------ Material ------
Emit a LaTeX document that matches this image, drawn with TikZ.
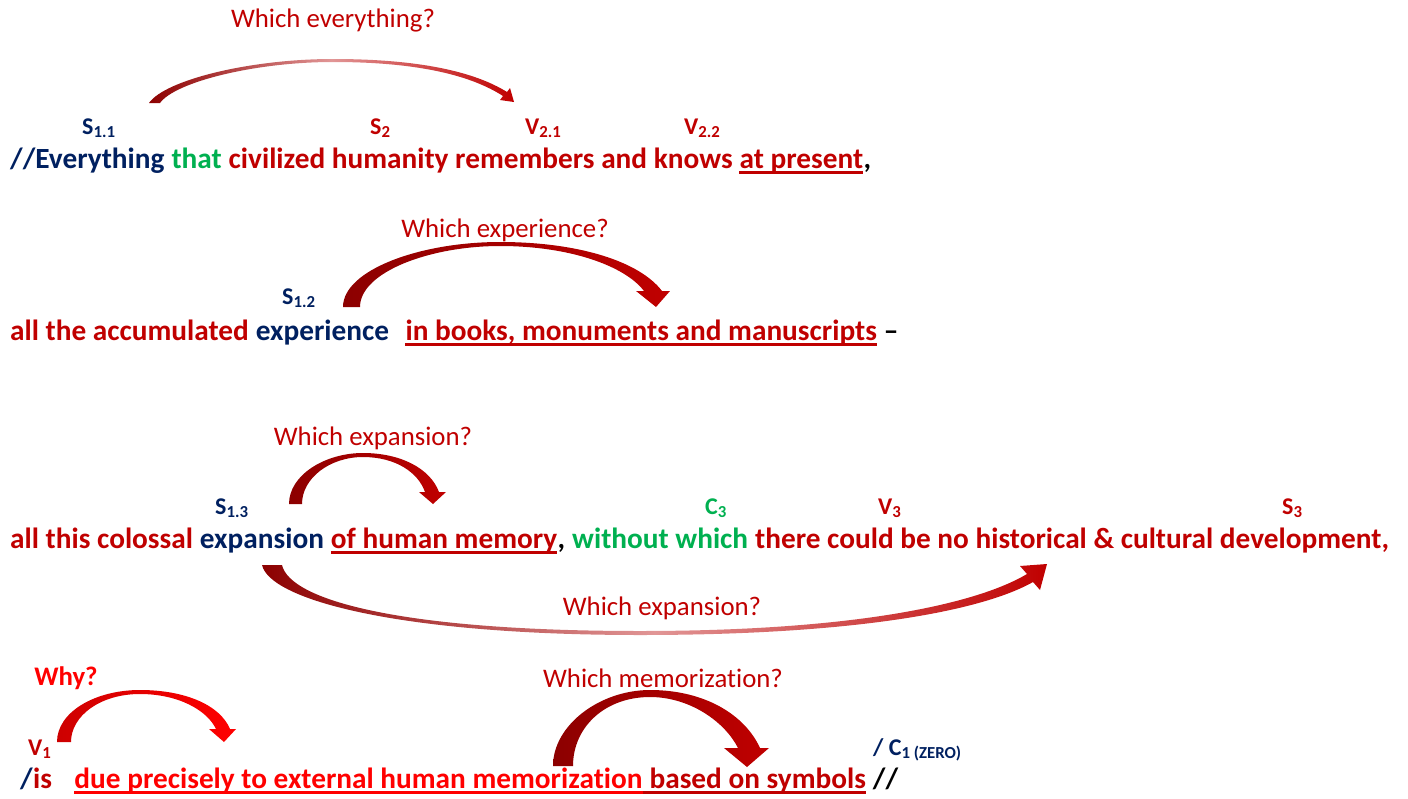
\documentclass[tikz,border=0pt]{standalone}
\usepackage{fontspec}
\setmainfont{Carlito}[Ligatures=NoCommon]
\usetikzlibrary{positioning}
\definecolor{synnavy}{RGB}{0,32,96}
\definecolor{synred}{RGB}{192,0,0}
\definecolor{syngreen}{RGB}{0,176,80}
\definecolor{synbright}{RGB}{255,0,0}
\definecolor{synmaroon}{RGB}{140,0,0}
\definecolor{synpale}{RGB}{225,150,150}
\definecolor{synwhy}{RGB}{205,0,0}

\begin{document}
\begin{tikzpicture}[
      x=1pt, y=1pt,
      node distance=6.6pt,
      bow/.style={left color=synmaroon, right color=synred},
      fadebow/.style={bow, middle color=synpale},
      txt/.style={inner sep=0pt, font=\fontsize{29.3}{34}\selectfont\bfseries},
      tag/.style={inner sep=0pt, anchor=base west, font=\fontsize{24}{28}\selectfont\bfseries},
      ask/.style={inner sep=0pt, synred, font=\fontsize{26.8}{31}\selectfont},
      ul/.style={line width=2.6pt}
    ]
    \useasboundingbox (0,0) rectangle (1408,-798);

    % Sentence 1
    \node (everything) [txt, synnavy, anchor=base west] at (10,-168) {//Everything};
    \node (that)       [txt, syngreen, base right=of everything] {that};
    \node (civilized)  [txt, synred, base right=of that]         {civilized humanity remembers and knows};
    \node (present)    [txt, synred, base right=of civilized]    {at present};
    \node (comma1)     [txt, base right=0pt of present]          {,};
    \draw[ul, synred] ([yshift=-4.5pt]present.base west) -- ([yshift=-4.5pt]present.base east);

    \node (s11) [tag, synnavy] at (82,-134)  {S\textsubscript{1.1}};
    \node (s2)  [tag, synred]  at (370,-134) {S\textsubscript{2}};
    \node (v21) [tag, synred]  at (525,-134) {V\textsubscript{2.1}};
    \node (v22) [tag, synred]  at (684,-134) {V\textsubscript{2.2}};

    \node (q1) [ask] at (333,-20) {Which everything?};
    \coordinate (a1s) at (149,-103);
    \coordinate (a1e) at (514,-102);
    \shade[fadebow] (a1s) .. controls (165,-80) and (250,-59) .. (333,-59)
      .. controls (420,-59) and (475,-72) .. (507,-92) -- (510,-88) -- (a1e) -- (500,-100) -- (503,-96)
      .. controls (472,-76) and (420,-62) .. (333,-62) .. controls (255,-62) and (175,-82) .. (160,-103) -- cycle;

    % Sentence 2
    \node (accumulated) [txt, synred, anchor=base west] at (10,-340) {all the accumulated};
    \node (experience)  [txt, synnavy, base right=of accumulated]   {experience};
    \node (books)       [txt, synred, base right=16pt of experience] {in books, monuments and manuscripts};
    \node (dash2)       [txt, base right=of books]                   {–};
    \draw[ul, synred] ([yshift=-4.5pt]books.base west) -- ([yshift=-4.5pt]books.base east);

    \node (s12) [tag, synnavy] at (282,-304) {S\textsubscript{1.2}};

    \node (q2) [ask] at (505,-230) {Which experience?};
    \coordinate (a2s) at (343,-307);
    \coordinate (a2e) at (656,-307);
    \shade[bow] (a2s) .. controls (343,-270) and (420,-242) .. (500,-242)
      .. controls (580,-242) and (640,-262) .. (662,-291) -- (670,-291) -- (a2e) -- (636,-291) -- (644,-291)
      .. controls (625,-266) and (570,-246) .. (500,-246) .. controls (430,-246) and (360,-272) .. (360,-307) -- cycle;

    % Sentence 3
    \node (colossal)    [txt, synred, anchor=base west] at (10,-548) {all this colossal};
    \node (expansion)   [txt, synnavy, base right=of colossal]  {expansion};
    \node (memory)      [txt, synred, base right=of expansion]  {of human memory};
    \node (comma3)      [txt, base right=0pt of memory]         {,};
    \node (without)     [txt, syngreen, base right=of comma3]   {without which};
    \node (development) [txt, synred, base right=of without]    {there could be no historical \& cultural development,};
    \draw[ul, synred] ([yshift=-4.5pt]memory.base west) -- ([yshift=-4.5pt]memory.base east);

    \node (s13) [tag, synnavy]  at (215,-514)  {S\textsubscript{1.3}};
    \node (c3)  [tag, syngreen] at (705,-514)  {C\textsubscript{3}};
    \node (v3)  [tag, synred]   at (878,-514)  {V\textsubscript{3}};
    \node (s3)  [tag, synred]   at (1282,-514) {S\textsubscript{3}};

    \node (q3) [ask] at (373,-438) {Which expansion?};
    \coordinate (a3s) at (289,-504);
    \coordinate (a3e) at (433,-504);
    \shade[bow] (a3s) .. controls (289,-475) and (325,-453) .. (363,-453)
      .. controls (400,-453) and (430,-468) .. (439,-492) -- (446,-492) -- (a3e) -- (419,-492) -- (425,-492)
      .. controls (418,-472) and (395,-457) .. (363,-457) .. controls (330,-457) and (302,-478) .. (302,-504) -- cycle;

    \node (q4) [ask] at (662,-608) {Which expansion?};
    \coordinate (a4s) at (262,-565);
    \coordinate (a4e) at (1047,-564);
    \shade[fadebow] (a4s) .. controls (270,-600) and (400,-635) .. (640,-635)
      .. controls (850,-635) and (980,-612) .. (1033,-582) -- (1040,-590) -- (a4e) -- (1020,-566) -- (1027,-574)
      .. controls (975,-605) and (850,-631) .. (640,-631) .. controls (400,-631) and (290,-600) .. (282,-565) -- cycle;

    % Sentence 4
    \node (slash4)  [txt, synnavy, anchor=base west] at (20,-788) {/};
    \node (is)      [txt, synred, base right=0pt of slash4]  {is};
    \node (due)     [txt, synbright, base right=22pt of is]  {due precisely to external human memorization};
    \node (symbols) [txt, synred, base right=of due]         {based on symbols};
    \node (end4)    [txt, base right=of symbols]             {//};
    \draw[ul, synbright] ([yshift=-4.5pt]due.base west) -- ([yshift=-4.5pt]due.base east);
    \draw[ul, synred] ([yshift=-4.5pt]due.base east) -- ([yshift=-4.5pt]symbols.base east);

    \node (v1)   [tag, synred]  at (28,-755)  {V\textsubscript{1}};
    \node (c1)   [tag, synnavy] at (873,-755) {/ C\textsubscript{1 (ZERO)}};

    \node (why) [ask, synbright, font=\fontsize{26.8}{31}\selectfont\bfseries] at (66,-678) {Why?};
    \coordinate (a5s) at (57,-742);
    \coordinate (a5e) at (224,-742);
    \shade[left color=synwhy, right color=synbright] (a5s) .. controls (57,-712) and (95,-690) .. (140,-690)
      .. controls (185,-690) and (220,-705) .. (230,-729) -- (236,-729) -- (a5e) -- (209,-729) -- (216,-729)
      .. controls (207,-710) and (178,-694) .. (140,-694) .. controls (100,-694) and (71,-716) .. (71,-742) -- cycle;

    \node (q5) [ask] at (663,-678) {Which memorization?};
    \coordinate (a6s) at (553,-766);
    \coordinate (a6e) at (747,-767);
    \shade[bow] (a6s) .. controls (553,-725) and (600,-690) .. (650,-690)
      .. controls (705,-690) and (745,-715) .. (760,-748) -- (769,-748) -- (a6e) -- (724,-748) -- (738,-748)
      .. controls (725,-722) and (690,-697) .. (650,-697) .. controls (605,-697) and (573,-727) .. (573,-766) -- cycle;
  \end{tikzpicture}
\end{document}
------
Objective: Give an exact copy of the material, leaving out every picture.

Task answer:
Emit a LaTeX document that matches this image, drawn with TikZ.
\documentclass[tikz,border=0pt]{standalone}
\usepackage{fontspec}
\setmainfont{Carlito}[Ligatures=NoCommon]
\usetikzlibrary{positioning}
\definecolor{synnavy}{RGB}{0,32,96}
\definecolor{synred}{RGB}{192,0,0}
\definecolor{syngreen}{RGB}{0,176,80}
\definecolor{synbright}{RGB}{255,0,0}
\definecolor{synmaroon}{RGB}{140,0,0}
\definecolor{synpale}{RGB}{225,150,150}
\definecolor{synwhy}{RGB}{205,0,0}

\begin{document}
\begin{tikzpicture}[
      x=1pt, y=1pt,
      node distance=6.6pt,
      bow/.style={left color=synmaroon, right color=synred},
      fadebow/.style={bow, middle color=synpale},
      txt/.style={inner sep=0pt, font=\fontsize{29.3}{34}\selectfont\bfseries},
      tag/.style={inner sep=0pt, anchor=base west, font=\fontsize{24}{28}\selectfont\bfseries},
      ask/.style={inner sep=0pt, synred, font=\fontsize{26.8}{31}\selectfont},
      ul/.style={line width=2.6pt}
    ]
    \useasboundingbox (0,0) rectangle (1408,-798);

    % Sentence 1
    \node (everything) [txt, synnavy, anchor=base west] at (10,-168) {//Everything};
    \node (that)       [txt, syngreen, base right=of everything] {that};
    \node (civilized)  [txt, synred, base right=of that]         {civilized humanity remembers and knows};
    \node (present)    [txt, synred, base right=of civilized]    {at present};
    \node (comma1)     [txt, base right=0pt of present]          {,};
    \draw[ul, synred] ([yshift=-4.5pt]present.base west) -- ([yshift=-4.5pt]present.base east);

    \node (s11) [tag, synnavy] at (82,-134)  {S\textsubscript{1.1}};
    \node (s2)  [tag, synred]  at (370,-134) {S\textsubscript{2}};
    \node (v21) [tag, synred]  at (525,-134) {V\textsubscript{2.1}};
    \node (v22) [tag, synred]  at (684,-134) {V\textsubscript{2.2}};

    \node (q1) [ask] at (333,-20) {Which everything?};
    \coordinate (a1s) at (149,-103);
    \coordinate (a1e) at (514,-102);
    \shade[fadebow] (a1s) .. controls (165,-80) and (250,-59) .. (333,-59)
      .. controls (420,-59) and (475,-72) .. (507,-92) -- (510,-88) -- (a1e) -- (500,-100) -- (503,-96)
      .. controls (472,-76) and (420,-62) .. (333,-62) .. controls (255,-62) and (175,-82) .. (160,-103) -- cycle;

    % Sentence 2
    \node (accumulated) [txt, synred, anchor=base west] at (10,-340) {all the accumulated};
    \node (experience)  [txt, synnavy, base right=of accumulated]   {experience};
    \node (books)       [txt, synred, base right=16pt of experience] {in books, monuments and manuscripts};
    \node (dash2)       [txt, base right=of books]                   {–};
    \draw[ul, synred] ([yshift=-4.5pt]books.base west) -- ([yshift=-4.5pt]books.base east);

    \node (s12) [tag, synnavy] at (282,-304) {S\textsubscript{1.2}};

    \node (q2) [ask] at (505,-230) {Which experience?};
    \coordinate (a2s) at (343,-307);
    \coordinate (a2e) at (656,-307);
    \shade[bow] (a2s) .. controls (343,-270) and (420,-242) .. (500,-242)
      .. controls (580,-242) and (640,-262) .. (662,-291) -- (670,-291) -- (a2e) -- (636,-291) -- (644,-291)
      .. controls (625,-266) and (570,-246) .. (500,-246) .. controls (430,-246) and (360,-272) .. (360,-307) -- cycle;

    % Sentence 3
    \node (colossal)    [txt, synred, anchor=base west] at (10,-548) {all this colossal};
    \node (expansion)   [txt, synnavy, base right=of colossal]  {expansion};
    \node (memory)      [txt, synred, base right=of expansion]  {of human memory};
    \node (comma3)      [txt, base right=0pt of memory]         {,};
    \node (without)     [txt, syngreen, base right=of comma3]   {without which};
    \node (development) [txt, synred, base right=of without]    {there could be no historical \& cultural development,};
    \draw[ul, synred] ([yshift=-4.5pt]memory.base west) -- ([yshift=-4.5pt]memory.base east);

    \node (s13) [tag, synnavy]  at (215,-514)  {S\textsubscript{1.3}};
    \node (c3)  [tag, syngreen] at (705,-514)  {C\textsubscript{3}};
    \node (v3)  [tag, synred]   at (878,-514)  {V\textsubscript{3}};
    \node (s3)  [tag, synred]   at (1282,-514) {S\textsubscript{3}};

    \node (q3) [ask] at (373,-438) {Which expansion?};
    \coordinate (a3s) at (289,-504);
    \coordinate (a3e) at (433,-504);
    \shade[bow] (a3s) .. controls (289,-475) and (325,-453) .. (363,-453)
      .. controls (400,-453) and (430,-468) .. (439,-492) -- (446,-492) -- (a3e) -- (419,-492) -- (425,-492)
      .. controls (418,-472) and (395,-457) .. (363,-457) .. controls (330,-457) and (302,-478) .. (302,-504) -- cycle;

    \node (q4) [ask] at (662,-608) {Which expansion?};
    \coordinate (a4s) at (262,-565);
    \coordinate (a4e) at (1047,-564);
    \shade[fadebow] (a4s) .. controls (270,-600) and (400,-635) .. (640,-635)
      .. controls (850,-635) and (980,-612) .. (1033,-582) -- (1040,-590) -- (a4e) -- (1020,-566) -- (1027,-574)
      .. controls (975,-605) and (850,-631) .. (640,-631) .. controls (400,-631) and (290,-600) .. (282,-565) -- cycle;

    % Sentence 4
    \node (slash4)  [txt, synnavy, anchor=base west] at (20,-788) {/};
    \node (is)      [txt, synred, base right=0pt of slash4]  {is};
    \node (due)     [txt, synbright, base right=22pt of is]  {due precisely to external human memorization};
    \node (symbols) [txt, synred, base right=of due]         {based on symbols};
    \node (end4)    [txt, base right=of symbols]             {//};
    \draw[ul, synbright] ([yshift=-4.5pt]due.base west) -- ([yshift=-4.5pt]due.base east);
    \draw[ul, synred] ([yshift=-4.5pt]due.base east) -- ([yshift=-4.5pt]symbols.base east);

    \node (v1)   [tag, synred]  at (28,-755)  {V\textsubscript{1}};
    \node (c1)   [tag, synnavy] at (873,-755) {/ C\textsubscript{1 (ZERO)}};

    \node (why) [ask, synbright, font=\fontsize{26.8}{31}\selectfont\bfseries] at (66,-678) {Why?};
    \coordinate (a5s) at (57,-742);
    \coordinate (a5e) at (224,-742);
    \shade[left color=synwhy, right color=synbright] (a5s) .. controls (57,-712) and (95,-690) .. (140,-690)
      .. controls (185,-690) and (220,-705) .. (230,-729) -- (236,-729) -- (a5e) -- (209,-729) -- (216,-729)
      .. controls (207,-710) and (178,-694) .. (140,-694) .. controls (100,-694) and (71,-716) .. (71,-742) -- cycle;

    \node (q5) [ask] at (663,-678) {Which memorization?};
    \coordinate (a6s) at (553,-766);
    \coordinate (a6e) at (747,-767);
    \shade[bow] (a6s) .. controls (553,-725) and (600,-690) .. (650,-690)
      .. controls (705,-690) and (745,-715) .. (760,-748) -- (769,-748) -- (a6e) -- (724,-748) -- (738,-748)
      .. controls (725,-722) and (690,-697) .. (650,-697) .. controls (605,-697) and (573,-727) .. (573,-766) -- cycle;
  \end{tikzpicture}
\end{document}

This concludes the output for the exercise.